Asked by reporters if Obama is prepared to retaliate against Syrian President Bashar al-Assad's forces should they attack American aircraft, White House Press Secretary Josh Earnest said, "it won’t surprise you to know that there are contingencies related to self-defence when it comes to these sorts of rules of engagement."

A senior Obama administration official was more direct. He told The Associated Press that the US would hit back against Syrian forces if they fired on U.S. aircraft.

'No time to lose' 

On the ground in Iraq, sporadic clashes broke out near the town of Dhuluiyah, north of Baghdad, where security forces and allied tribesmen prepared for an operation against IS-led militants.

The area would appear to be the target of the next major drive against IS in Iraq, after a successful operation to break the siege of the town of Amerli farther north.

Armed Sunni factions and tribal leaders in talks with the Americans would be incorporated into a security force, like a national guard, Reuters reported. 

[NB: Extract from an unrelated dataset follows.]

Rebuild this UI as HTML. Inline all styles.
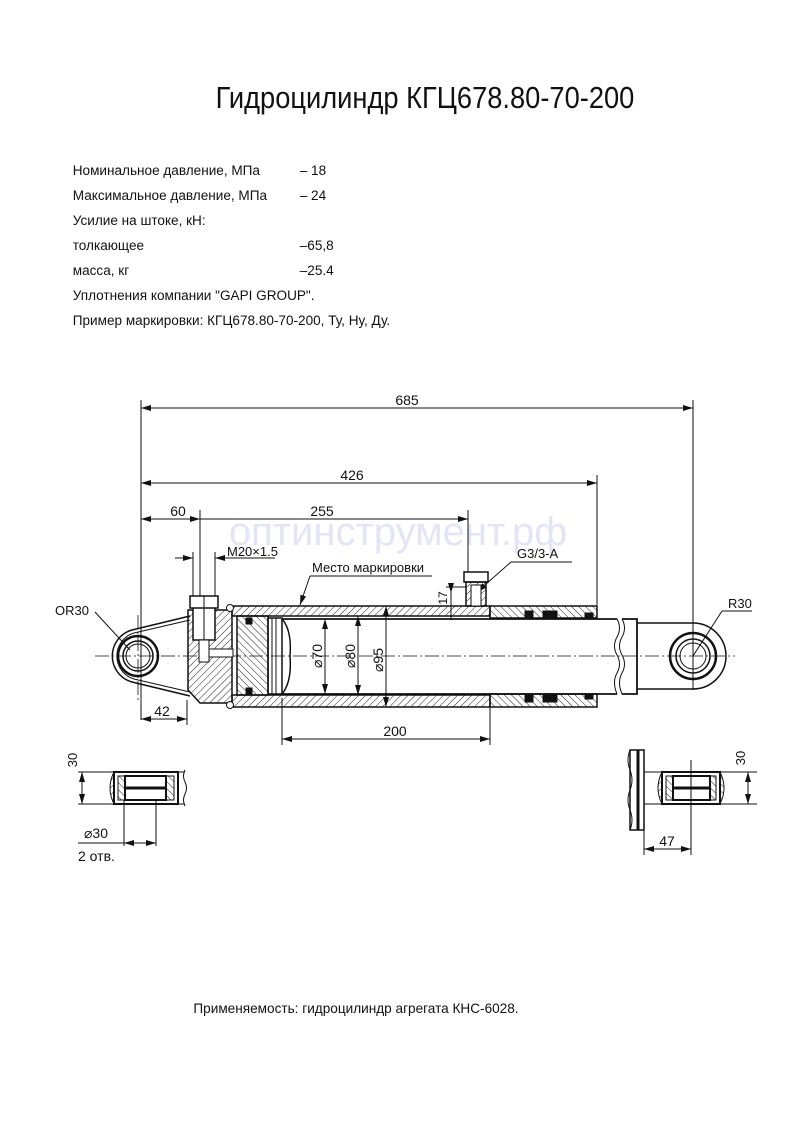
<!DOCTYPE html>
<html><head><meta charset="utf-8"><style>
html,body{margin:0;padding:0;background:#fff;}
svg{display:block;}
text{font-family:"Liberation Sans",sans-serif;fill:#111;}
</style></head><body>
<svg width="793" height="1123" viewBox="0 0 793 1123" xmlns="http://www.w3.org/2000/svg">
<defs>
<pattern id="h" width="5" height="5" patternUnits="userSpaceOnUse" patternTransform="rotate(45)"><line x1="0" y1="0" x2="0" y2="5" stroke="#222" stroke-width="1"/></pattern>
<pattern id="h2" width="5" height="5" patternUnits="userSpaceOnUse" patternTransform="rotate(-45)"><line x1="0" y1="0" x2="0" y2="5" stroke="#222" stroke-width="1"/></pattern>
<marker id="a" markerWidth="10" markerHeight="6" refX="10" refY="3" orient="auto-start-reverse" markerUnits="userSpaceOnUse"><path d="M0,0 L10,3 L0,6 z" fill="#111"/></marker>
</defs>

<text x="425" y="108" font-size="31" text-anchor="middle" transform="translate(425 0) scale(0.88 1) translate(-425 0)">Гидроцилиндр КГЦ678.80-70-200</text>

<g font-size="14" transform="scale(0.97 1)">
<text x="75" y="175">Номинальное давление, МПа</text><text x="309" y="175">– 18</text>
<text x="75" y="200">Максимальное давление, МПа</text><text x="309" y="200">– 24</text>
<text x="75" y="225">Усилие на штоке, кН:</text>
<text x="75" y="250">толкающее</text><text x="309" y="250">–65,8</text>
<text x="75" y="275">масса, кг</text><text x="309" y="275">–25.4</text>
<text x="75" y="300">Уплотнения компании "GAPI GROUP".</text>
<text x="75" y="325">Пример маркировки: КГЦ678.80-70-200, Ту, Ну, Ду.</text>
</g>

<text x="398" y="545" font-size="40" style="fill:#e3e5f7" text-anchor="middle">оптинструмент.рф</text>

<g stroke="#111" fill="none" stroke-width="1">
<line x1="141" y1="400" x2="141" y2="720"/>
<line x1="693" y1="400" x2="693" y2="690"/>
<line x1="597" y1="475" x2="597" y2="605"/>
<line x1="200" y1="510" x2="200" y2="600"/>
<line x1="468" y1="510" x2="468" y2="575"/>
<line x1="141" y1="408" x2="693" y2="408" marker-start="url(#a)" marker-end="url(#a)"/>
<line x1="141" y1="483" x2="597" y2="483" marker-start="url(#a)" marker-end="url(#a)"/>
<line x1="141" y1="519" x2="200" y2="519" marker-start="url(#a)" marker-end="url(#a)"/>
<line x1="200" y1="519" x2="468" y2="519" marker-end="url(#a)"/>
<line x1="193" y1="552" x2="193" y2="598"/><line x1="215" y1="552" x2="215" y2="598"/>
<line x1="175" y1="558" x2="193" y2="558" marker-end="url(#a)"/>
<line x1="275" y1="558" x2="215" y2="558" marker-end="url(#a)"/>
<line x1="310" y1="576" x2="432" y2="576"/>
<line x1="310" y1="576" x2="300" y2="605" marker-end="url(#a)"/>
<line x1="511" y1="562" x2="572" y2="562"/>
<line x1="511" y1="562" x2="477" y2="592" marker-end="url(#a)"/>
<line x1="451" y1="585" x2="451" y2="620"/>
<line x1="451" y1="585" x2="451" y2="593" marker-end="url(#a)"/>
<line x1="446" y1="587" x2="466" y2="587"/>
<line x1="722" y1="611" x2="752" y2="611"/>
<line x1="722" y1="611" x2="693" y2="656"/>
<line x1="95" y1="612" x2="130" y2="650"/>
<line x1="95" y1="656" x2="735" y2="656" stroke-dasharray="14 3 2 3" stroke-width="0.8"/>
<line x1="138" y1="615" x2="138" y2="700" stroke-dasharray="14 3 2 3" stroke-width="0.8"/>

<path d="M190,616 L132,630 A27,27 0 0 0 132,682 L190,696" stroke-width="1.5"/>
<path d="M190,620 L134,633 A24,24 0 0 0 134,679 L190,692" stroke-width="1"/>
<circle cx="138" cy="656" r="20" stroke-width="2.5"/>
<circle cx="138" cy="656" r="15" stroke-width="1.5"/>
<circle cx="138" cy="656" r="12" stroke-width="1"/>

<path d="M188,610 L232,610 L232,703 L200,703 L188,690 Z" fill="url(#h)" stroke-width="1.5"/>
<rect x="193" y="604" width="22" height="36" fill="#fff" stroke-width="1.5"/>
<rect x="190" y="596" width="28" height="12" fill="#fff" stroke-width="1.5"/>
<line x1="204" y1="596" x2="204" y2="640"/>
<rect x="199" y="640" width="10" height="22" fill="#fff"/>
<rect x="209" y="649" width="24" height="8" fill="#fff"/>

<rect x="232" y="606" width="258" height="10" fill="url(#h)" stroke-width="1.5"/>
<rect x="232" y="695" width="258" height="12" fill="url(#h)" stroke-width="1.5"/>
<circle cx="230" cy="608" r="3.5" fill="#fff"/><circle cx="230" cy="705" r="3.5" fill="#fff"/>
<rect x="490" y="606" width="107" height="12" fill="url(#h2)" stroke-width="1.5"/>
<rect x="490" y="694" width="107" height="13" fill="url(#h2)" stroke-width="1.5"/>
<rect x="237" y="616" width="31" height="79" fill="url(#h2)" stroke-width="1.5"/>
<rect x="268" y="618" width="14" height="76" stroke-width="1.5"/>
<line x1="272" y1="618" x2="272" y2="694"/><line x1="276" y1="618" x2="276" y2="694"/>
<path d="M282,619 Q292,630 290,656 Q292,682 282,694" stroke-width="1.5"/>
<path d="M282,619 L617,619 M282,694 L617,694" stroke-width="1.8"/>
<path d="M617,619 q5,9 0,18 q-5,9 0,18 q5,9 0,18 q-5,9 0,21"/>
<path d="M622,619 q5,9 0,18 q-5,9 0,18 q5,9 0,18 q-5,9 0,21"/>
<path d="M622,619 L637,619 L637,694 L622,694" stroke-width="1.8"/>
<path d="M637,623 L693,623 A30,30 0 1 1 693,689 L637,689" stroke-width="1.5"/>
<circle cx="693" cy="656" r="23" stroke-width="2.5"/>
<circle cx="693" cy="656" r="17" stroke-width="1.5"/>
<circle cx="693" cy="656" r="13" stroke-width="1"/>

<rect x="464" y="572" width="24" height="10" fill="#fff" stroke-width="1.5"/>
<rect x="466" y="582" width="20" height="24" fill="url(#h)" stroke-width="1.5"/>
<rect x="471" y="585" width="10" height="21" fill="#fff"/>
<rect x="246" y="618" width="6" height="6" fill="#111"/>
<rect x="246" y="688" width="6" height="6" fill="#111"/>
<rect x="525" y="611" width="8" height="8" fill="#111"/><rect x="543" y="611" width="14" height="8" fill="#111"/><rect x="585" y="613" width="8" height="5" fill="#111"/>
<rect x="525" y="694" width="8" height="8" fill="#111"/><rect x="543" y="694" width="14" height="8" fill="#111"/><rect x="585" y="694" width="8" height="5" fill="#111"/>

<line x1="325" y1="619" x2="325" y2="694" marker-start="url(#a)" marker-end="url(#a)"/>
<line x1="358" y1="616" x2="358" y2="695" marker-start="url(#a)" marker-end="url(#a)"/>
<line x1="386" y1="606" x2="386" y2="707" marker-start="url(#a)" marker-end="url(#a)"/>

<line x1="141" y1="719" x2="187" y2="719" marker-start="url(#a)" marker-end="url(#a)"/>
<line x1="187" y1="700" x2="187" y2="725"/>
<line x1="282" y1="698" x2="282" y2="745"/>
<line x1="490" y1="708" x2="490" y2="745"/>
<line x1="282" y1="739" x2="490" y2="739" marker-start="url(#a)" marker-end="url(#a)"/>

<line x1="78" y1="772" x2="185" y2="772"/><line x1="78" y1="804" x2="185" y2="804"/>
<line x1="82" y1="772" x2="82" y2="804" marker-start="url(#a)" marker-end="url(#a)"/>
<path d="M185,770 q-3,6 0,12 q3,6 0,12 q-3,6 0,12"/>
<path d="M114,772 Q106,788 114,804 Z" fill="url(#h)"/>
<rect x="114" y="772" width="64" height="32" stroke-width="2"/>
<rect x="118" y="776" width="56" height="24" fill="url(#h2)"/>
<rect x="125" y="776" width="41" height="24" fill="#fff" stroke-width="2"/>
<line x1="125" y1="788" x2="166" y2="788" stroke-width="3"/>
<line x1="124" y1="800" x2="124" y2="846"/><line x1="156" y1="800" x2="156" y2="846"/>
<line x1="78" y1="843" x2="124" y2="843"/>
<line x1="124" y1="843" x2="156" y2="843" marker-start="url(#a)" marker-end="url(#a)"/>

<path d="M630,750 q-4,10 0,20 q4,10 0,20 q-4,10 0,20 q4,10 0,20"/>
<rect x="630" y="750" width="14" height="80" fill="none" stroke-width="1.5"/>
<line x1="638" y1="750" x2="638" y2="830" stroke-width="3"/>
<line x1="644" y1="772" x2="757" y2="772"/><line x1="644" y1="804" x2="757" y2="804"/>
<line x1="748" y1="772" x2="748" y2="804" marker-start="url(#a)" marker-end="url(#a)"/>
<path d="M662,772 Q654,788 662,804 Z" fill="url(#h)"/>
<path d="M720,772 Q728,788 720,804 Z" fill="url(#h2)"/>
<rect x="662" y="772" width="58" height="32" stroke-width="2"/>
<rect x="666" y="776" width="50" height="24" fill="url(#h2)"/>
<rect x="673" y="776" width="37" height="24" fill="#fff" stroke-width="2"/>
<line x1="673" y1="788" x2="710" y2="788" stroke-width="3"/>
<line x1="644" y1="830" x2="644" y2="855"/><line x1="691" y1="760" x2="691" y2="855"/>
<line x1="644" y1="849" x2="691" y2="849" marker-start="url(#a)" marker-end="url(#a)"/>
</g>

<g font-size="14">
<text x="407" y="405" text-anchor="middle">685</text>
<text x="352" y="480" text-anchor="middle">426</text>
<text x="178" y="516" text-anchor="middle">60</text>
<text x="322" y="516" text-anchor="middle">255</text>
<text x="227" y="556" font-size="13">M20×1.5</text>
<text x="312" y="572" font-size="13">Место маркировки</text>
<text x="517" y="558" font-size="13">G3/3-A</text>
<text x="728" y="608" font-size="13">R30</text>
<text x="55" y="615" font-size="13">OR30</text>
<text x="162" y="716" text-anchor="middle">42</text>
<text x="395" y="736" text-anchor="middle">200</text>
<text x="84" y="838">⌀30</text>
<text x="78" y="861">2 отв.</text>
<text x="667" y="846" text-anchor="middle">47</text>
<text transform="translate(447 598) rotate(-90)" font-size="12" text-anchor="middle">17</text>
<text transform="translate(77 760) rotate(-90)" font-size="13" text-anchor="middle">30</text>
<text transform="translate(745 758) rotate(-90)" font-size="13" text-anchor="middle">30</text>
<text transform="translate(322 656) rotate(-90)" text-anchor="middle">⌀70</text>
<text transform="translate(355 656) rotate(-90)" text-anchor="middle">⌀80</text>
<text transform="translate(383 660) rotate(-90)" text-anchor="middle">⌀95</text>
<text x="356" y="1013" text-anchor="middle" font-size="13.6">Применяемость: гидроцилиндр агрегата КНС-6028.</text>
</g>
</svg>
</body></html>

The plan, which is reminiscent of the "Awakening" movement that drove al-Qaeda from the country six years ago, would decentralise power from Baghdad and address Sunni concerns of oppression by the current national security forces which are Shia dominated, according to the report. 

There are reportedly 32,000 men who fought during the Awakening that are now ready to battle IS, Ahmed Abu Risha, a tribal leader who fought al-Qaeda in Iraq, told Reuters. An Iraqi security official put the total number of potential tribal and Sunni volunteer fighters at 60,000.

Just hours ahead of the conference on Monday, France's defence minister announced that Paris was joining Britain in carrying out reconnaissance flights in support of the ongoing US air campaign.

Shortly afterwards, two French Rafale fighter jets took off from the Al-Dhafra base in the United Arab Emirates.

And in Brussels, NATO chief Anders Fogh Rasmussen urged military action, calling IS "a group of terrorists with whom there is no chance whatsoever to negotiate."

The Paris meeting was the latest in a series of frantic diplomatic efforts to build a broad global coalition against IS, and German Foreign Minister Frank-Walter Steinmeier said meetings would come "thick and fast" ahead of a UN general assembly next week.

Ten Arab states including Saudi Arabia are among the countries backing the US-led coalition, and Australia has pledged 600 troops.

"We are not building a military coalition for an invasion... but for a transformation as well as for the elimination of ISIL," Kerry told reporters, using an alternative name for IS. "We are fighting an ideology, not a regime."

However, Iran, which was not invited to the conference, said it had rejected US overtures to help in the fight against the militants.

Iran, like Iraq, is majority Shiite, while IS is made up of Sunni fighters who target Shiite Muslims.